Mexican land grant in California

Rancho Entre Napa was a 7000 acre Mexican land grant in present-day Napa County, California given in 1836 by Governor Mariano Chico to Nicholas Higuera. The grant extended along the west bank of the Napa River from present-day Napa south to Carneros Creek.

==History==
Nicholas Higuera was a soldier in San Francisco from 1819–1823, and alcalde at Sonoma. Higuera married Marta Frias. Higuera was granted the one square league Rancho Entre Napa, and the 2588 acre Rancho Rincon de los Carneros.

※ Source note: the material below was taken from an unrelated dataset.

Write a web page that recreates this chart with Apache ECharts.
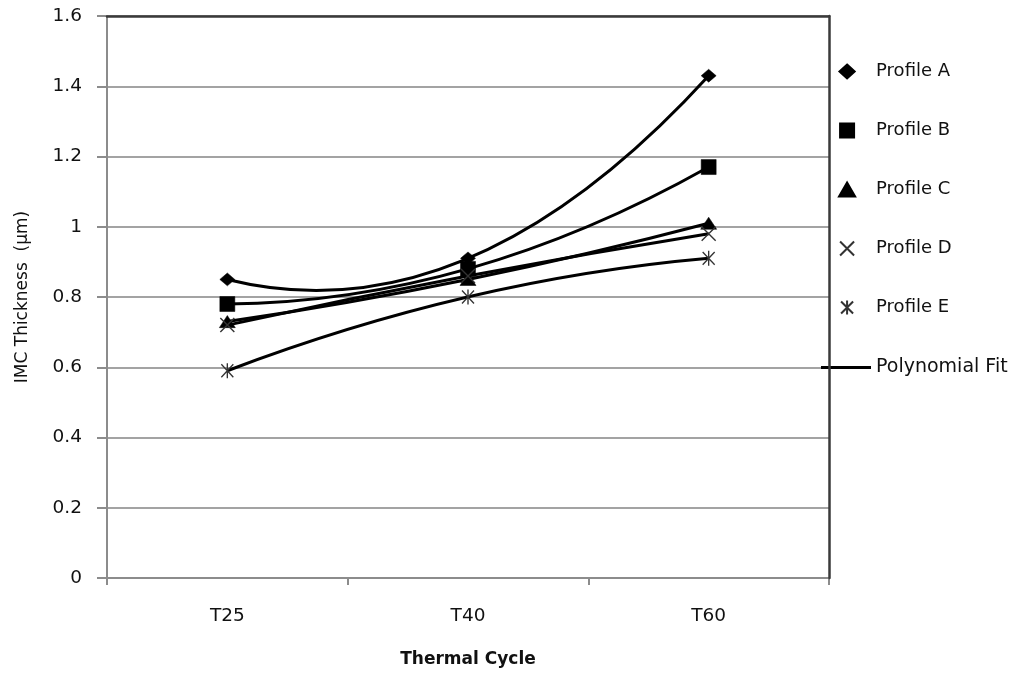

Unlike most Mexican land grants in California that remained intact at the end of the Mexican era, Rancho Entre Napa was subdivided. Higuera subdivided and sold much of the land in 1847, retaining 877 acre for himself. With the cession of California to the United States following the Mexican-American War, the 1848 Treaty of Guadalupe Hidalgo provided that the land grants would be honored. As required by the Land Act of 1851, 16 claims were filed with the Public Land Commission in 1852 for 14 tracts (Land Cases 80 ND, 108 ND, 113 ND, 152 ND, 160 ND, 171 ND, 172 ND, 176 ND, 177 ND, 231 ND, 242 ND, 244 ND, 260 ND, and 365 ND) of Rancho Entre Napa and 2 tracts (Land Cases 282 ND and 296 ND) of Rancho Rincon de los Carneros.

Nathan Coombs (1826-1877) arrived in the Napa Valley in 1845, and bought a small piece of Rancho Tulucay on the east side of the Napa River from Juarez Cayetano. Coombs purchased 325 acre of Rancho Napa on the east side of the Napa River from Salvador Vallejo in 1847. Coombs purchased 80 acre of Rancho Entre Napa from Nicholas Higuera in 1847, and founded and laid out the town of Napa on Rancho Entre Napa in 1848.